• **Records shown**

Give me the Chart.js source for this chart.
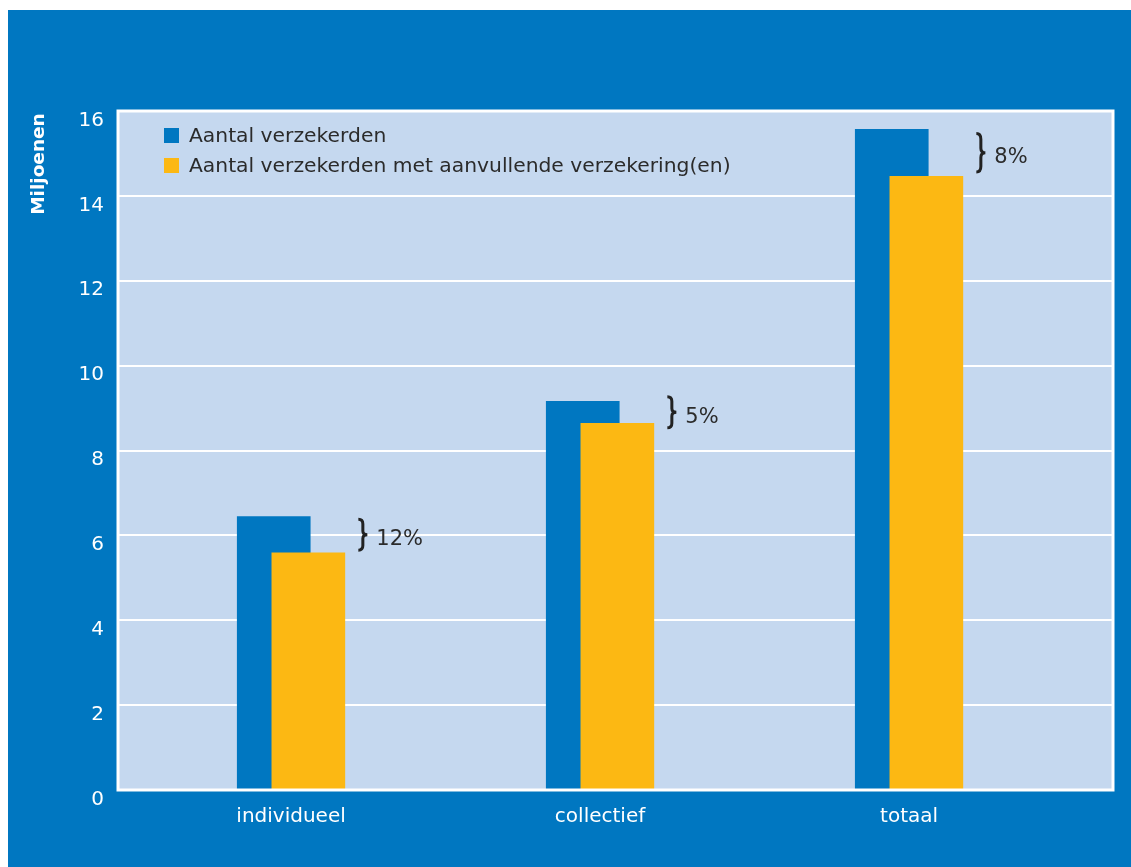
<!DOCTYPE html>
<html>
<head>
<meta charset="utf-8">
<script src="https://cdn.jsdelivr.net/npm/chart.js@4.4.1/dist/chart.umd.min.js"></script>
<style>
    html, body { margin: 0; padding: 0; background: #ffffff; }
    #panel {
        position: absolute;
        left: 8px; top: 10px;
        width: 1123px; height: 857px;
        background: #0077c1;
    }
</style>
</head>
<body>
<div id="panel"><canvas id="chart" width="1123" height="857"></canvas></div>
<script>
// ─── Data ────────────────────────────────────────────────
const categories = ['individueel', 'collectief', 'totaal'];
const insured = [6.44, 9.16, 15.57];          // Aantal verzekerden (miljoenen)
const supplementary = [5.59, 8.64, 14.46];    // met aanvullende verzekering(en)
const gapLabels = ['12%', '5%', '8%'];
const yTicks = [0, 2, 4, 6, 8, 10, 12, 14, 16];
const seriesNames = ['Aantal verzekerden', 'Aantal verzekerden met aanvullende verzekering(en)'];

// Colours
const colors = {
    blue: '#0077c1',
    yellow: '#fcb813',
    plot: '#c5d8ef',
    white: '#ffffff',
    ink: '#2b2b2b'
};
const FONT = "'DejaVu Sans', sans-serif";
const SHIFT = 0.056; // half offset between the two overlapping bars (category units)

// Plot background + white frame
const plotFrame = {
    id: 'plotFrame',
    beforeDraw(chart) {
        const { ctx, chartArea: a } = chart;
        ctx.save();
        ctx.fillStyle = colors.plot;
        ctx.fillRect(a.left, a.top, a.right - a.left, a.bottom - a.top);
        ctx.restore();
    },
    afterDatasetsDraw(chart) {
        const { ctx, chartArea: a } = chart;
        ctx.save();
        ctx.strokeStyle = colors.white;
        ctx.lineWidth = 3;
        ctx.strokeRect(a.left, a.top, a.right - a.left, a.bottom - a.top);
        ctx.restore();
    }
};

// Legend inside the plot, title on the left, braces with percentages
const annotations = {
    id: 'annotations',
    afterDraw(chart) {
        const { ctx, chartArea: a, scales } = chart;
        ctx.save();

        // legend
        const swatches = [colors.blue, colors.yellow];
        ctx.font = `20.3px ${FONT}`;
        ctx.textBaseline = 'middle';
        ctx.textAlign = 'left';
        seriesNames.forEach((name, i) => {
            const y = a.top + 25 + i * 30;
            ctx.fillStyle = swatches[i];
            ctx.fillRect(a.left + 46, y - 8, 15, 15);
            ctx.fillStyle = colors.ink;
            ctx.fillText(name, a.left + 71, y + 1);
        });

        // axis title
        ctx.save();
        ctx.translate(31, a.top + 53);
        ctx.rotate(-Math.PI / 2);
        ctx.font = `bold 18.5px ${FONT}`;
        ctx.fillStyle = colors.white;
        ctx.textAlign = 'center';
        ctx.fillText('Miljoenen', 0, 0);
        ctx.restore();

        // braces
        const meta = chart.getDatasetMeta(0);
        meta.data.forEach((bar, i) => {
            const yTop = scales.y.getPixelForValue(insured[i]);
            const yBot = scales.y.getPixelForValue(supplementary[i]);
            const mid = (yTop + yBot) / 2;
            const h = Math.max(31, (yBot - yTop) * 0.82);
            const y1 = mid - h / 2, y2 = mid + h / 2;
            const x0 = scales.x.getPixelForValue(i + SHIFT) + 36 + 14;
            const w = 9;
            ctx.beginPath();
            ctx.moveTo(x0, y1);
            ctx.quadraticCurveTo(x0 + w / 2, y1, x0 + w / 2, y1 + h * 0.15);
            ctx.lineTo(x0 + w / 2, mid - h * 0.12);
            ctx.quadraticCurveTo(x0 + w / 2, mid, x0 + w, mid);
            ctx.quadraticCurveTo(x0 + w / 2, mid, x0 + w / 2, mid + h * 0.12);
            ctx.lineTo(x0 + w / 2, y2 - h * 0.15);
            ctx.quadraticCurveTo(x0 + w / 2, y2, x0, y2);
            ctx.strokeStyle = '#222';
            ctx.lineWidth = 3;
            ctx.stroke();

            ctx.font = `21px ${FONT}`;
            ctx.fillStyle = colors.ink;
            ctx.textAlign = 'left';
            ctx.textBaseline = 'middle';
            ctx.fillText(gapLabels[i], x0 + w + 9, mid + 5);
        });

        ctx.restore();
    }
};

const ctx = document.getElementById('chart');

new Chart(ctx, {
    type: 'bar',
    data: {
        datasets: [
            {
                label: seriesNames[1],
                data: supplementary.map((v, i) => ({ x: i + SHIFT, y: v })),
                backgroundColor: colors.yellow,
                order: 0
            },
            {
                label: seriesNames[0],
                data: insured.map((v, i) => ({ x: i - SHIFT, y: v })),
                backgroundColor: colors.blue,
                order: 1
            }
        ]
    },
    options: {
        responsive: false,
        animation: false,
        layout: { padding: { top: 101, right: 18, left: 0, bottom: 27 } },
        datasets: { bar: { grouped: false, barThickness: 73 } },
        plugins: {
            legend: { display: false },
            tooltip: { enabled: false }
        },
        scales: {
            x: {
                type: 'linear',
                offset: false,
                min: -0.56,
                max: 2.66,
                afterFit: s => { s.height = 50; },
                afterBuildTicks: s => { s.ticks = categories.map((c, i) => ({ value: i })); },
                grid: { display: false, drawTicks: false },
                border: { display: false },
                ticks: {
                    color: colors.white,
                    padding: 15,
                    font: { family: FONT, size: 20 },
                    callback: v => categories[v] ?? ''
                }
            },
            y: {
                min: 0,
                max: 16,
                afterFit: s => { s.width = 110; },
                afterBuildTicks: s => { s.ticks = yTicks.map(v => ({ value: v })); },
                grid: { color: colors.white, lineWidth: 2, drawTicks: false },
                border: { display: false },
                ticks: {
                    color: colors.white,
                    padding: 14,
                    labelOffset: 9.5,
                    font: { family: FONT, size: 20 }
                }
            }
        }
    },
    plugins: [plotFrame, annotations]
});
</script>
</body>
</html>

==

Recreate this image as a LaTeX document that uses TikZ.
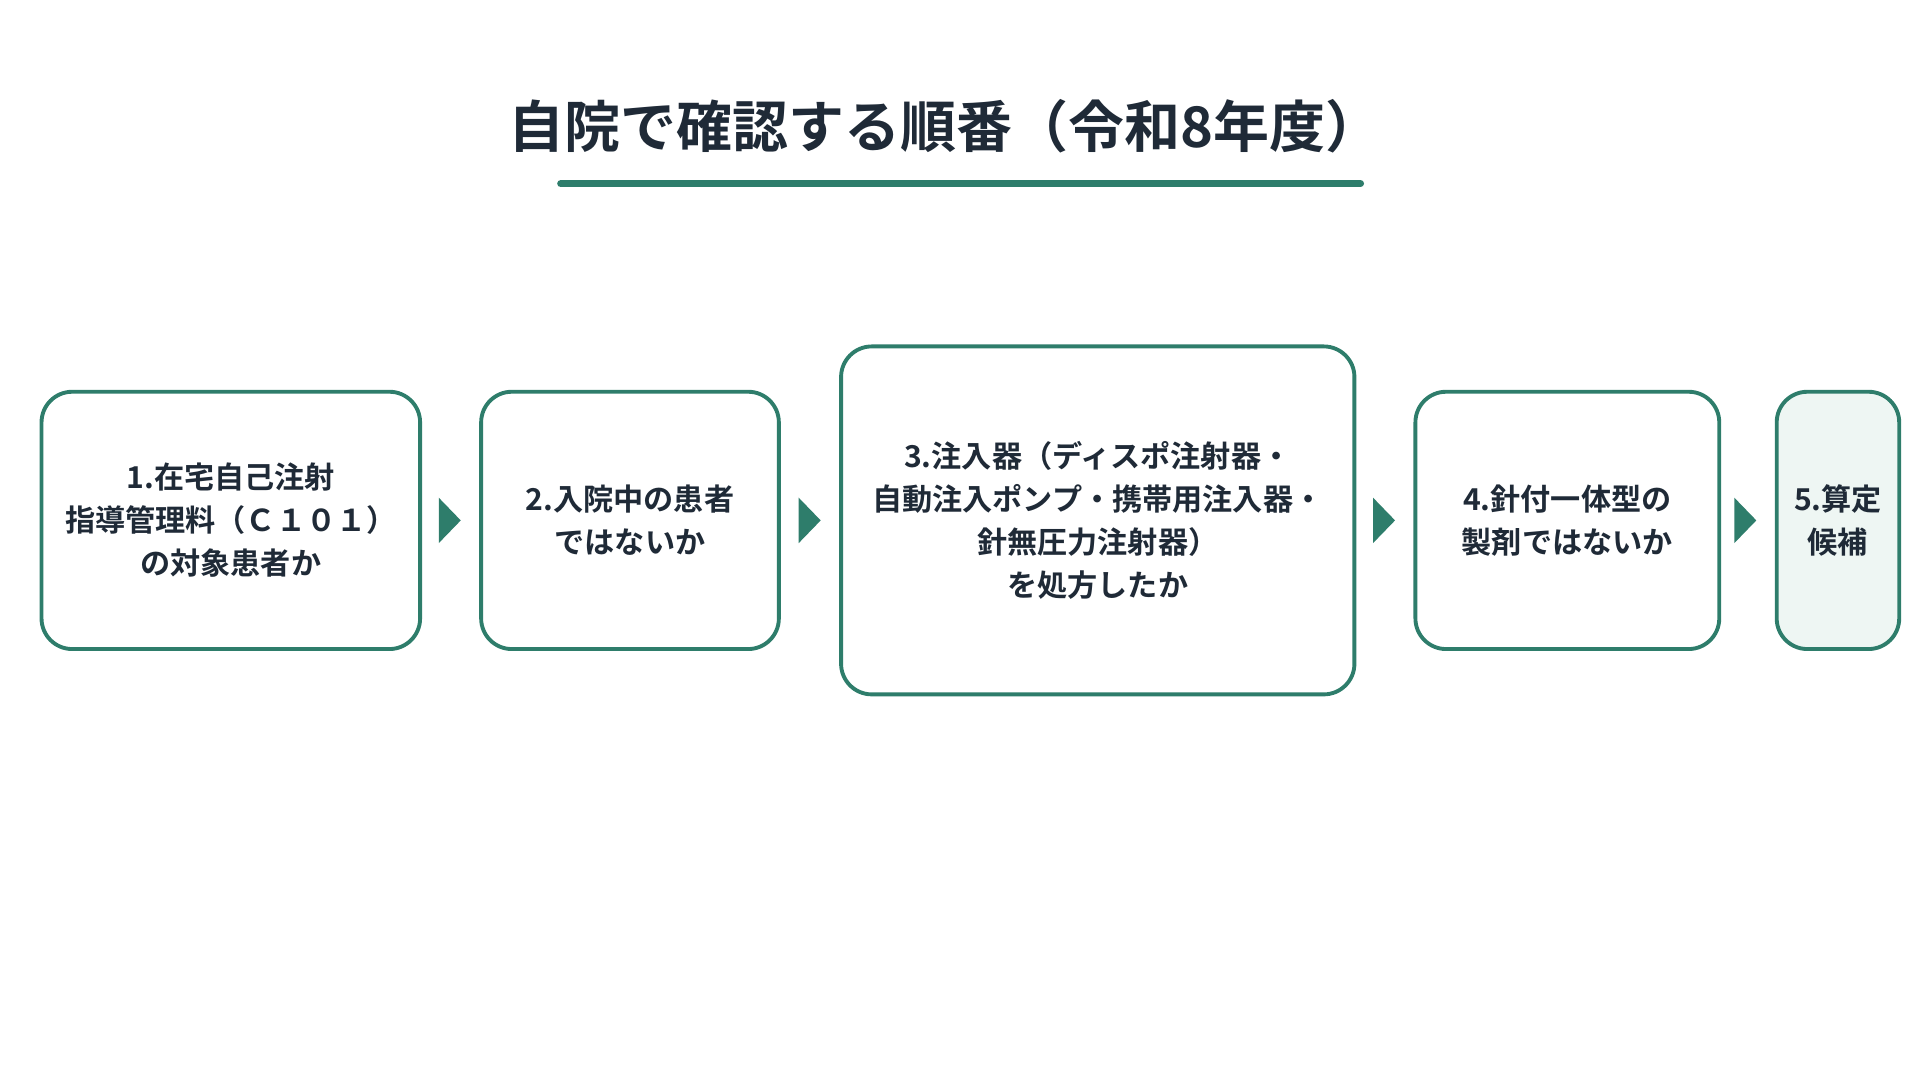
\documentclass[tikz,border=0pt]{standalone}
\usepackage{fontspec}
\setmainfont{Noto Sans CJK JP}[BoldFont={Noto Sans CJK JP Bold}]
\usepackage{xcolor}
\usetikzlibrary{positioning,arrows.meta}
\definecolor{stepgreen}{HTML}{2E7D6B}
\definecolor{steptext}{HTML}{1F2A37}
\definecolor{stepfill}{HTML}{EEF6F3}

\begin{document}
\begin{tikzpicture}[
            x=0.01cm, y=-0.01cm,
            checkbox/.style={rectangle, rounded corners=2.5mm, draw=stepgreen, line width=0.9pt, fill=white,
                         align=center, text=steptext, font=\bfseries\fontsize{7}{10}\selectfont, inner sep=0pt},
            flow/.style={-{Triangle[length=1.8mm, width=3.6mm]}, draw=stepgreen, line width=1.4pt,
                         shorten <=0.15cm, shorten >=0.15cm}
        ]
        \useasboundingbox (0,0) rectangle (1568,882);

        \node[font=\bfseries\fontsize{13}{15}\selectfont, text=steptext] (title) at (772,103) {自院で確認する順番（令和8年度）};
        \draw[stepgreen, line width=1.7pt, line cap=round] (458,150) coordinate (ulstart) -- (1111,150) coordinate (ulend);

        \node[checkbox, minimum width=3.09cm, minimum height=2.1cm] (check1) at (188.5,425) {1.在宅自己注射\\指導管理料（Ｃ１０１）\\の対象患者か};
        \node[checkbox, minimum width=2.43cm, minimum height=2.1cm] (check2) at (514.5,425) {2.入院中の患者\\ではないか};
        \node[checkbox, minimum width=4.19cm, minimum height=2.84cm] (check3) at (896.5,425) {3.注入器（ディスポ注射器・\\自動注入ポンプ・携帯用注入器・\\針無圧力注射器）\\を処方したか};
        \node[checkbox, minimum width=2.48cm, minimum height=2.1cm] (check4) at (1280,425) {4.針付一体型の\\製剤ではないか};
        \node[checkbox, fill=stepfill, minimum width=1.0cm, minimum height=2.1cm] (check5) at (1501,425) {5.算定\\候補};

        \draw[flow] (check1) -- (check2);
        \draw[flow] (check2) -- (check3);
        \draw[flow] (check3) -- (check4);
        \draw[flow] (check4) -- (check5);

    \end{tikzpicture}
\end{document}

• **What is required**
Exactly reproduce the stretch that starts at the line containing "Recreate this image" and ends at the line containing "(1111,150) coordinate (ulend);", both ends included; leave any pictures out.

• **Solution below**
Recreate this image as a LaTeX document that uses TikZ.
\documentclass[tikz,border=0pt]{standalone}
\usepackage{fontspec}
\setmainfont{Noto Sans CJK JP}[BoldFont={Noto Sans CJK JP Bold}]
\usepackage{xcolor}
\usetikzlibrary{positioning,arrows.meta}
\definecolor{stepgreen}{HTML}{2E7D6B}
\definecolor{steptext}{HTML}{1F2A37}
\definecolor{stepfill}{HTML}{EEF6F3}

\begin{document}
\begin{tikzpicture}[
            x=0.01cm, y=-0.01cm,
            checkbox/.style={rectangle, rounded corners=2.5mm, draw=stepgreen, line width=0.9pt, fill=white,
                         align=center, text=steptext, font=\bfseries\fontsize{7}{10}\selectfont, inner sep=0pt},
            flow/.style={-{Triangle[length=1.8mm, width=3.6mm]}, draw=stepgreen, line width=1.4pt,
                         shorten <=0.15cm, shorten >=0.15cm}
        ]
        \useasboundingbox (0,0) rectangle (1568,882);

        \node[font=\bfseries\fontsize{13}{15}\selectfont, text=steptext] (title) at (772,103) {自院で確認する順番（令和8年度）};
        \draw[stepgreen, line width=1.7pt, line cap=round] (458,150) coordinate (ulstart) -- (1111,150) coordinate (ulend);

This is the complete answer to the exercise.